> **Available data**
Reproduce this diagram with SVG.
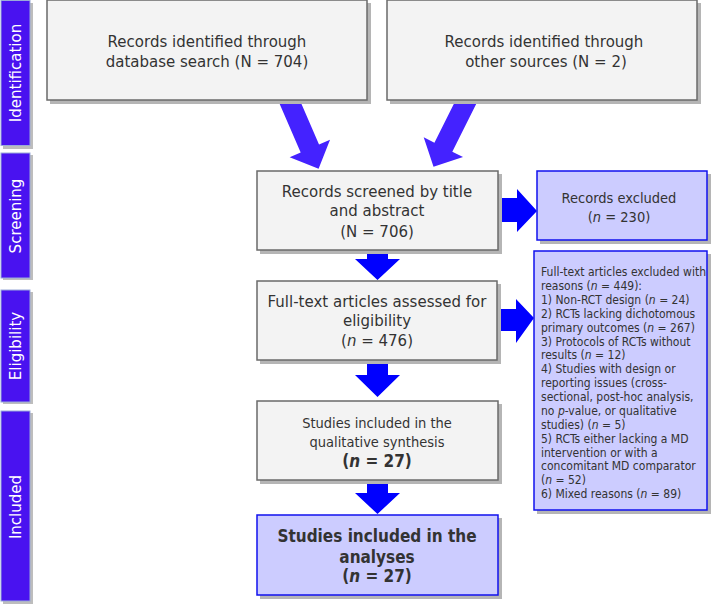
<svg xmlns="http://www.w3.org/2000/svg" width="711" height="604" viewBox="0 0 711 604">
<defs>
<style>
.bar{fill:#4912F0;stroke:#9AAAD8;stroke-width:1}
.barsh{fill:#BDBDBD}
.bt{fill:#FFFFFF;font-family:"DejaVu Sans",sans-serif;font-size:15px;text-anchor:middle}
.gbox{fill:#F3F3F3;stroke:#6A6A6A;stroke-width:1.5}
.lbox{fill:#CCCCFF;stroke:#1010EE;stroke-width:1.5}
.sh{fill:#B5B5B5}
.t{fill:#333333;font-family:"DejaVu Sans",sans-serif;text-anchor:middle}
.t15{font-size:15px}
.t14{font-family:"DejaVu Sans Condensed","DejaVu Sans",sans-serif;font-stretch:condensed;font-size:14.5px}
.t12{font-family:"DejaVu Sans Condensed","DejaVu Sans",sans-serif;font-stretch:condensed;font-size:12px;text-anchor:start}
.b{font-family:"DejaVu Sans Condensed","DejaVu Sans",sans-serif;font-stretch:condensed;font-weight:bold;font-size:17px}
.i{font-style:italic}
.ad{fill:#4422FF}
.ab{fill:#0000FF}
</style>
</defs>
<g id="phases">
<g id="phase-identification">
<rect class="barsh" x="3" y="3" width="30" height="146"/>
<rect class="bar" x="1" y="0.5" width="29" height="145"/>
<text class="bt" transform="translate(21,73) rotate(-90)">Identification</text>
</g>
<g id="phase-screening">
<rect class="barsh" x="3" y="155" width="30" height="125"/>
<rect class="bar" x="1" y="153" width="29" height="125"/>
<text class="bt" transform="translate(21,216) rotate(-90)">Screening</text>
</g>
<g id="phase-eligibility">
<rect class="barsh" x="3" y="292" width="30" height="112"/>
<rect class="bar" x="1" y="290" width="29" height="112"/>
<text class="bt" transform="translate(21,346) rotate(-90)">Eligibility</text>
</g>
<g id="phase-included">
<rect class="barsh" x="3" y="413" width="30" height="191"/>
<rect class="bar" x="1" y="411" width="29" height="190"/>
<text class="bt" transform="translate(21,507) rotate(-90)">Included</text>
</g>
</g>
<g id="connectors">
<path class="ad" transform="translate(288,98) rotate(-23.4)" d="M-10,0 L10,0 L10,55 L22,55 L0,77 L-22,55 L-10,55 Z"/>
<path class="ad" transform="translate(468,98) rotate(26.6)" d="M-10,0 L10,0 L10,55 L22,55 L0,77 L-22,55 L-10,55 Z"/>
<path class="ab" d="M498,198 L517,198 L517,189 L537,211 L517,232 L517,222 L498,222 Z"/>
<path class="ab" d="M497,309 L516,309 L516,299 L534,318 L516,343 L516,331 L497,331 Z"/>
<path class="ab" d="M367,250 L388,250 L388,259 L400,259 L377.5,280 L355,259 L367,259 Z"/>
<path class="ab" d="M367,360 L388,360 L388,375 L400,375 L377.5,397 L355,375 L367,375 Z"/>
<path class="ab" d="M367,480 L388,480 L388,493 L400,493 L377.5,514 L355,493 L367,493 Z"/>
</g>
<g id="node-database">
<rect class="sh" x="50" y="3" width="321" height="101"/>
<rect class="gbox" x="47" y="0" width="320" height="100"/>
<text class="t t15" x="207" y="47">Records identified through</text>
<text class="t t15" x="207" y="67">database search (N = 704)</text>
</g>
<g id="node-other">
<rect class="sh" x="390" y="3" width="311" height="101"/>
<rect class="gbox" x="387" y="0" width="310" height="100"/>
<text class="t t15" x="544" y="47">Records identified through</text>
<text class="t t15" x="546" y="67">other sources (N = 2)</text>
</g>
<g id="node-screened">
<rect class="sh" x="260" y="174" width="242" height="80"/>
<rect class="gbox" x="257" y="171" width="241" height="79"/>
<text class="t t15" x="377" y="197">Records screened by title</text>
<text class="t t15" x="377" y="216">and abstract</text>
<text class="t t15" x="377" y="237">(N = 706)</text>
</g>
<g id="node-excluded">
<rect class="sh" x="540" y="174" width="171" height="70"/>
<rect class="lbox" x="537" y="171" width="170" height="69"/>
<text class="t t14" x="619" y="203">Records excluded</text>
<text class="t t14" x="619" y="222">(<tspan class="i">n</tspan> = 230)</text>
</g>
<g id="node-fulltext">
<rect class="sh" x="260" y="284" width="241" height="80"/>
<rect class="gbox" x="257" y="281" width="240" height="79"/>
<text class="t t15" x="377" y="307">Full-text articles assessed for</text>
<text class="t t15" x="377" y="326">eligibility</text>
<text class="t t15" x="377" y="346">(<tspan class="i">n</tspan> = 476)</text>
</g>
<g id="node-fulltext-excluded">
<rect class="sh" x="537" y="254" width="174" height="260"/>
<rect class="lbox" x="534" y="251" width="173" height="259"/>
<text class="t t12" x="541" y="276">Full-text articles excluded with</text>
<text class="t t12" x="541" y="290">reasons (<tspan class="i">n</tspan> = 449):</text>
<text class="t t12" x="541" y="304">1) Non-RCT design (<tspan class="i">n</tspan> = 24)</text>
<text class="t t12" x="541" y="317.5">2) RCTs lacking dichotomous</text>
<text class="t t12" x="541" y="331.5">primary outcomes (<tspan class="i">n</tspan> = 267)</text>
<text class="t t12" x="541" y="345.5">3) Protocols of RCTs without</text>
<text class="t t12" x="541" y="359">results (<tspan class="i">n</tspan> = 12)</text>
<text class="t t12" x="541" y="373">4) Studies with design or</text>
<text class="t t12" x="541" y="387">reporting issues (cross-</text>
<text class="t t12" x="541" y="401">sectional, post-hoc analysis,</text>
<text class="t t12" x="541" y="415">no <tspan class="i">p</tspan>-value, or qualitative</text>
<text class="t t12" x="541" y="428.5">studies) (<tspan class="i">n</tspan> = 5)</text>
<text class="t t12" x="541" y="442.5">5) RCTs either lacking a MD</text>
<text class="t t12" x="541" y="456.5">intervention or with a</text>
<text class="t t12" x="541" y="470">concomitant MD comparator</text>
<text class="t t12" x="541" y="484">(<tspan class="i">n</tspan> = 52)</text>
<text class="t t12" x="541" y="498">6) Mixed reasons (<tspan class="i">n</tspan> = 89)</text>
</g>
<g id="node-qualitative">
<rect class="sh" x="260" y="404" width="242" height="80"/>
<rect class="gbox" x="257" y="401" width="241" height="79"/>
<text class="t t14" x="377" y="428">Studies included in the</text>
<text class="t t14" x="377" y="447">qualitative synthesis</text>
<text class="t b" x="377" y="467">(<tspan class="i">n</tspan> = 27)</text>
</g>
<g id="node-analyses">
<rect class="sh" x="260" y="518" width="242" height="81"/>
<rect class="lbox" x="257" y="515" width="241" height="80"/>
<text class="t b" x="377" y="542">Studies included in the</text>
<text class="t b" x="377" y="563">analyses</text>
<text class="t b" x="377" y="582">(<tspan class="i">n</tspan> = 27)</text>
</g>
</svg>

> **Your instructions**
Go through the data above and transcribe it in full, omitting any image.

> **Final result**
Reproduce this diagram with SVG.
<svg xmlns="http://www.w3.org/2000/svg" width="711" height="604" viewBox="0 0 711 604">
<defs>
<style>
.bar{fill:#4912F0;stroke:#9AAAD8;stroke-width:1}
.barsh{fill:#BDBDBD}
.bt{fill:#FFFFFF;font-family:"DejaVu Sans",sans-serif;font-size:15px;text-anchor:middle}
.gbox{fill:#F3F3F3;stroke:#6A6A6A;stroke-width:1.5}
.lbox{fill:#CCCCFF;stroke:#1010EE;stroke-width:1.5}
.sh{fill:#B5B5B5}
.t{fill:#333333;font-family:"DejaVu Sans",sans-serif;text-anchor:middle}
.t15{font-size:15px}
.t14{font-family:"DejaVu Sans Condensed","DejaVu Sans",sans-serif;font-stretch:condensed;font-size:14.5px}
.t12{font-family:"DejaVu Sans Condensed","DejaVu Sans",sans-serif;font-stretch:condensed;font-size:12px;text-anchor:start}
.b{font-family:"DejaVu Sans Condensed","DejaVu Sans",sans-serif;font-stretch:condensed;font-weight:bold;font-size:17px}
.i{font-style:italic}
.ad{fill:#4422FF}
.ab{fill:#0000FF}
</style>
</defs>
<g id="phases">
<g id="phase-identification">
<rect class="barsh" x="3" y="3" width="30" height="146"/>
<rect class="bar" x="1" y="0.5" width="29" height="145"/>
<text class="bt" transform="translate(21,73) rotate(-90)">Identification</text>
</g>
<g id="phase-screening">
<rect class="barsh" x="3" y="155" width="30" height="125"/>
<rect class="bar" x="1" y="153" width="29" height="125"/>
<text class="bt" transform="translate(21,216) rotate(-90)">Screening</text>
</g>
<g id="phase-eligibility">
<rect class="barsh" x="3" y="292" width="30" height="112"/>
<rect class="bar" x="1" y="290" width="29" height="112"/>
<text class="bt" transform="translate(21,346) rotate(-90)">Eligibility</text>
</g>
<g id="phase-included">
<rect class="barsh" x="3" y="413" width="30" height="191"/>
<rect class="bar" x="1" y="411" width="29" height="190"/>
<text class="bt" transform="translate(21,507) rotate(-90)">Included</text>
</g>
</g>
<g id="connectors">
<path class="ad" transform="translate(288,98) rotate(-23.4)" d="M-10,0 L10,0 L10,55 L22,55 L0,77 L-22,55 L-10,55 Z"/>
<path class="ad" transform="translate(468,98) rotate(26.6)" d="M-10,0 L10,0 L10,55 L22,55 L0,77 L-22,55 L-10,55 Z"/>
<path class="ab" d="M498,198 L517,198 L517,189 L537,211 L517,232 L517,222 L498,222 Z"/>
<path class="ab" d="M497,309 L516,309 L516,299 L534,318 L516,343 L516,331 L497,331 Z"/>
<path class="ab" d="M367,250 L388,250 L388,259 L400,259 L377.5,280 L355,259 L367,259 Z"/>
<path class="ab" d="M367,360 L388,360 L388,375 L400,375 L377.5,397 L355,375 L367,375 Z"/>
<path class="ab" d="M367,480 L388,480 L388,493 L400,493 L377.5,514 L355,493 L367,493 Z"/>
</g>
<g id="node-database">
<rect class="sh" x="50" y="3" width="321" height="101"/>
<rect class="gbox" x="47" y="0" width="320" height="100"/>
<text class="t t15" x="207" y="47">Records identified through</text>
<text class="t t15" x="207" y="67">database search (N = 704)</text>
</g>
<g id="node-other">
<rect class="sh" x="390" y="3" width="311" height="101"/>
<rect class="gbox" x="387" y="0" width="310" height="100"/>
<text class="t t15" x="544" y="47">Records identified through</text>
<text class="t t15" x="546" y="67">other sources (N = 2)</text>
</g>
<g id="node-screened">
<rect class="sh" x="260" y="174" width="242" height="80"/>
<rect class="gbox" x="257" y="171" width="241" height="79"/>
<text class="t t15" x="377" y="197">Records screened by title</text>
<text class="t t15" x="377" y="216">and abstract</text>
<text class="t t15" x="377" y="237">(N = 706)</text>
</g>
<g id="node-excluded">
<rect class="sh" x="540" y="174" width="171" height="70"/>
<rect class="lbox" x="537" y="171" width="170" height="69"/>
<text class="t t14" x="619" y="203">Records excluded</text>
<text class="t t14" x="619" y="222">(<tspan class="i">n</tspan> = 230)</text>
</g>
<g id="node-fulltext">
<rect class="sh" x="260" y="284" width="241" height="80"/>
<rect class="gbox" x="257" y="281" width="240" height="79"/>
<text class="t t15" x="377" y="307">Full-text articles assessed for</text>
<text class="t t15" x="377" y="326">eligibility</text>
<text class="t t15" x="377" y="346">(<tspan class="i">n</tspan> = 476)</text>
</g>
<g id="node-fulltext-excluded">
<rect class="sh" x="537" y="254" width="174" height="260"/>
<rect class="lbox" x="534" y="251" width="173" height="259"/>
<text class="t t12" x="541" y="276">Full-text articles excluded with</text>
<text class="t t12" x="541" y="290">reasons (<tspan class="i">n</tspan> = 449):</text>
<text class="t t12" x="541" y="304">1) Non-RCT design (<tspan class="i">n</tspan> = 24)</text>
<text class="t t12" x="541" y="317.5">2) RCTs lacking dichotomous</text>
<text class="t t12" x="541" y="331.5">primary outcomes (<tspan class="i">n</tspan> = 267)</text>
<text class="t t12" x="541" y="345.5">3) Protocols of RCTs without</text>
<text class="t t12" x="541" y="359">results (<tspan class="i">n</tspan> = 12)</text>
<text class="t t12" x="541" y="373">4) Studies with design or</text>
<text class="t t12" x="541" y="387">reporting issues (cross-</text>
<text class="t t12" x="541" y="401">sectional, post-hoc analysis,</text>
<text class="t t12" x="541" y="415">no <tspan class="i">p</tspan>-value, or qualitative</text>
<text class="t t12" x="541" y="428.5">studies) (<tspan class="i">n</tspan> = 5)</text>
<text class="t t12" x="541" y="442.5">5) RCTs either lacking a MD</text>
<text class="t t12" x="541" y="456.5">intervention or with a</text>
<text class="t t12" x="541" y="470">concomitant MD comparator</text>
<text class="t t12" x="541" y="484">(<tspan class="i">n</tspan> = 52)</text>
<text class="t t12" x="541" y="498">6) Mixed reasons (<tspan class="i">n</tspan> = 89)</text>
</g>
<g id="node-qualitative">
<rect class="sh" x="260" y="404" width="242" height="80"/>
<rect class="gbox" x="257" y="401" width="241" height="79"/>
<text class="t t14" x="377" y="428">Studies included in the</text>
<text class="t t14" x="377" y="447">qualitative synthesis</text>
<text class="t b" x="377" y="467">(<tspan class="i">n</tspan> = 27)</text>
</g>
<g id="node-analyses">
<rect class="sh" x="260" y="518" width="242" height="81"/>
<rect class="lbox" x="257" y="515" width="241" height="80"/>
<text class="t b" x="377" y="542">Studies included in the</text>
<text class="t b" x="377" y="563">analyses</text>
<text class="t b" x="377" y="582">(<tspan class="i">n</tspan> = 27)</text>
</g>
</svg>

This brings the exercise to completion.